*** Source data ***

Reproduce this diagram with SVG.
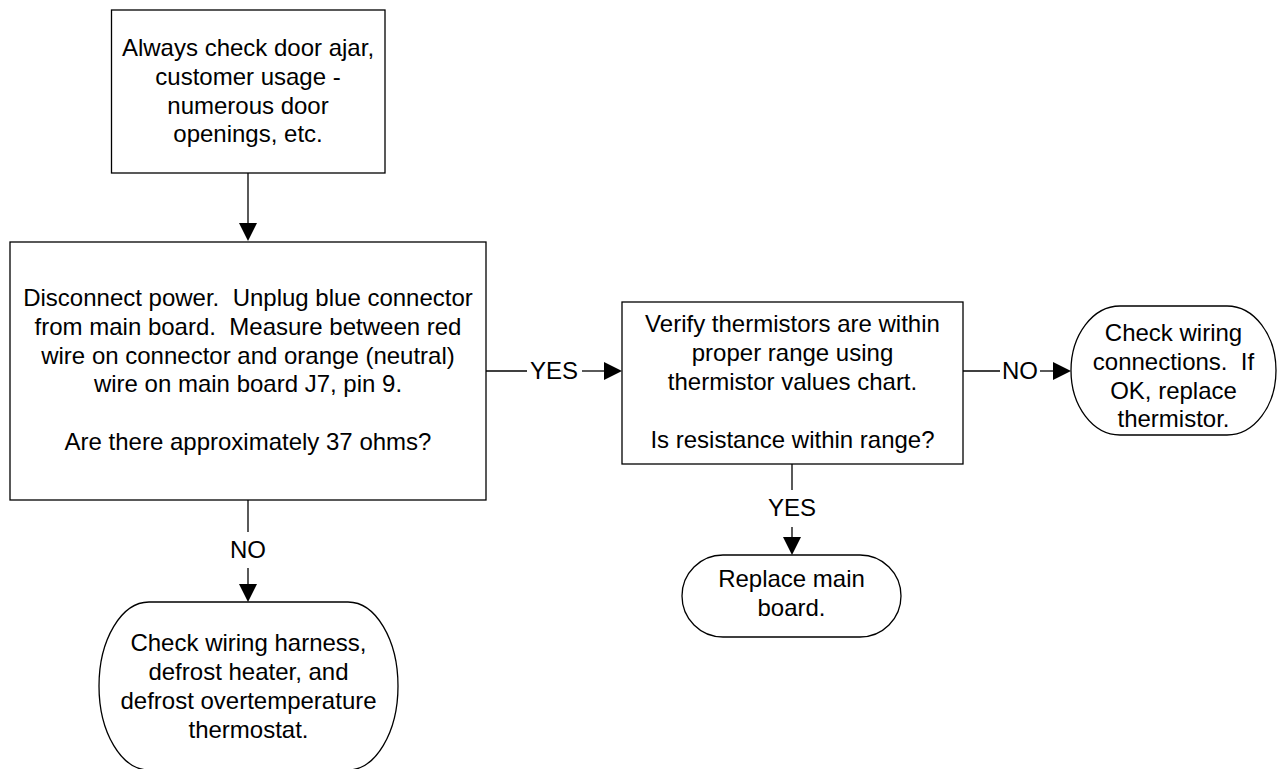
<svg xmlns="http://www.w3.org/2000/svg" width="1277" height="769" viewBox="0 0 1277 769">
<style>
.box{fill:#fff;stroke:#000;stroke-width:1.3}
.t{font-family:"Liberation Sans",Arial,sans-serif;font-size:24px;fill:#000;text-anchor:middle}
.ln{stroke:#000;stroke-width:1.3;fill:none}
.ah{fill:#000}
</style>
<rect width="1277" height="769" fill="#fff"/>
<g id="connectors">
<line class="ln" x1="248" y1="173" x2="248" y2="224"/>
<polygon class="ah" points="239,223 257,223 248,241"/>
<line class="ln" x1="486" y1="371" x2="527" y2="371"/>
<text class="t" x="554" y="379">YES</text>
<line class="ln" x1="582" y1="371" x2="606" y2="371"/>
<polygon class="ah" points="604,362 604,380 622,371"/>
<line class="ln" x1="963" y1="371" x2="1000" y2="371"/>
<text class="t" x="1020" y="379">NO</text>
<line class="ln" x1="1040" y1="371" x2="1055" y2="371"/>
<polygon class="ah" points="1053,362 1053,380 1071,371"/>
<line class="ln" x1="792" y1="464" x2="792" y2="490"/>
<text class="t" x="792" y="516">YES</text>
<line class="ln" x1="792" y1="527" x2="792" y2="539"/>
<polygon class="ah" points="783,537 801,537 792,555"/>
<line class="ln" x1="248" y1="500" x2="248" y2="532"/>
<text class="t" x="248" y="558">NO</text>
<line class="ln" x1="248" y1="568" x2="248" y2="586"/>
<polygon class="ah" points="239,584 257,584 248,602"/>
</g>
<g id="n1">
<rect class="box" x="111.5" y="10" width="273.5" height="163"/>
<text class="t" x="248" y="56">Always check door ajar,</text>
<text class="t" x="248" y="84.8">customer usage -</text>
<text class="t" x="248" y="113.6">numerous door</text>
<text class="t" x="248" y="142.4">openings, etc.</text>
</g>
<g id="n2">
<rect class="box" x="10" y="242" width="476" height="258"/>
<text class="t" x="248" y="306" xml:space="preserve">Disconnect power.  Unplug blue connector</text>
<text class="t" x="248" y="334.8" xml:space="preserve">from main board.  Measure between red</text>
<text class="t" x="248" y="363.6">wire on connector and orange (neutral)</text>
<text class="t" x="248" y="392.4">wire on main board J7, pin 9.</text>
<text class="t" x="248" y="450">Are there approximately 37 ohms?</text>
</g>
<g id="n3">
<rect class="box" x="622" y="302" width="341" height="162"/>
<text class="t" x="792.5" y="332">Verify thermistors are within</text>
<text class="t" x="792.5" y="361">proper range using</text>
<text class="t" x="792.5" y="390">thermistor values chart.</text>
<text class="t" x="792.5" y="448">Is resistance within range?</text>
</g>
<g id="n4">
<rect class="box" x="1071" y="306" width="205" height="129" rx="49" ry="64.5"/>
<text class="t" x="1173.5" y="341">Check wiring</text>
<text class="t" x="1173.5" y="369.8" xml:space="preserve">connections.  If</text>
<text class="t" x="1173.5" y="398.6">OK, replace</text>
<text class="t" x="1173.5" y="427.4">thermistor.</text>
</g>
<g id="n5">
<rect class="box" x="682" y="555" width="219" height="82" rx="41" ry="41"/>
<text class="t" x="791.5" y="587">Replace main</text>
<text class="t" x="791.5" y="616">board.</text>
</g>
<g id="n6">
<rect class="box" x="99" y="602" width="299" height="168" rx="50" ry="84"/>
<text class="t" x="248.5" y="651">Check wiring harness,</text>
<text class="t" x="248.5" y="680">defrost heater, and</text>
<text class="t" x="248.5" y="709">defrost overtemperature</text>
<text class="t" x="248.5" y="738">thermostat.</text>
</g>
</svg>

***

• _Challenge_
Your task is to repeat the material above exactly, without its pictures.

• _Solution for this exercise_
Reproduce this diagram with SVG.
<svg xmlns="http://www.w3.org/2000/svg" width="1277" height="769" viewBox="0 0 1277 769">
<style>
.box{fill:#fff;stroke:#000;stroke-width:1.3}
.t{font-family:"Liberation Sans",Arial,sans-serif;font-size:24px;fill:#000;text-anchor:middle}
.ln{stroke:#000;stroke-width:1.3;fill:none}
.ah{fill:#000}
</style>
<rect width="1277" height="769" fill="#fff"/>
<g id="connectors">
<line class="ln" x1="248" y1="173" x2="248" y2="224"/>
<polygon class="ah" points="239,223 257,223 248,241"/>
<line class="ln" x1="486" y1="371" x2="527" y2="371"/>
<text class="t" x="554" y="379">YES</text>
<line class="ln" x1="582" y1="371" x2="606" y2="371"/>
<polygon class="ah" points="604,362 604,380 622,371"/>
<line class="ln" x1="963" y1="371" x2="1000" y2="371"/>
<text class="t" x="1020" y="379">NO</text>
<line class="ln" x1="1040" y1="371" x2="1055" y2="371"/>
<polygon class="ah" points="1053,362 1053,380 1071,371"/>
<line class="ln" x1="792" y1="464" x2="792" y2="490"/>
<text class="t" x="792" y="516">YES</text>
<line class="ln" x1="792" y1="527" x2="792" y2="539"/>
<polygon class="ah" points="783,537 801,537 792,555"/>
<line class="ln" x1="248" y1="500" x2="248" y2="532"/>
<text class="t" x="248" y="558">NO</text>
<line class="ln" x1="248" y1="568" x2="248" y2="586"/>
<polygon class="ah" points="239,584 257,584 248,602"/>
</g>
<g id="n1">
<rect class="box" x="111.5" y="10" width="273.5" height="163"/>
<text class="t" x="248" y="56">Always check door ajar,</text>
<text class="t" x="248" y="84.8">customer usage -</text>
<text class="t" x="248" y="113.6">numerous door</text>
<text class="t" x="248" y="142.4">openings, etc.</text>
</g>
<g id="n2">
<rect class="box" x="10" y="242" width="476" height="258"/>
<text class="t" x="248" y="306" xml:space="preserve">Disconnect power.  Unplug blue connector</text>
<text class="t" x="248" y="334.8" xml:space="preserve">from main board.  Measure between red</text>
<text class="t" x="248" y="363.6">wire on connector and orange (neutral)</text>
<text class="t" x="248" y="392.4">wire on main board J7, pin 9.</text>
<text class="t" x="248" y="450">Are there approximately 37 ohms?</text>
</g>
<g id="n3">
<rect class="box" x="622" y="302" width="341" height="162"/>
<text class="t" x="792.5" y="332">Verify thermistors are within</text>
<text class="t" x="792.5" y="361">proper range using</text>
<text class="t" x="792.5" y="390">thermistor values chart.</text>
<text class="t" x="792.5" y="448">Is resistance within range?</text>
</g>
<g id="n4">
<rect class="box" x="1071" y="306" width="205" height="129" rx="49" ry="64.5"/>
<text class="t" x="1173.5" y="341">Check wiring</text>
<text class="t" x="1173.5" y="369.8" xml:space="preserve">connections.  If</text>
<text class="t" x="1173.5" y="398.6">OK, replace</text>
<text class="t" x="1173.5" y="427.4">thermistor.</text>
</g>
<g id="n5">
<rect class="box" x="682" y="555" width="219" height="82" rx="41" ry="41"/>
<text class="t" x="791.5" y="587">Replace main</text>
<text class="t" x="791.5" y="616">board.</text>
</g>
<g id="n6">
<rect class="box" x="99" y="602" width="299" height="168" rx="50" ry="84"/>
<text class="t" x="248.5" y="651">Check wiring harness,</text>
<text class="t" x="248.5" y="680">defrost heater, and</text>
<text class="t" x="248.5" y="709">defrost overtemperature</text>
<text class="t" x="248.5" y="738">thermostat.</text>
</g>
</svg>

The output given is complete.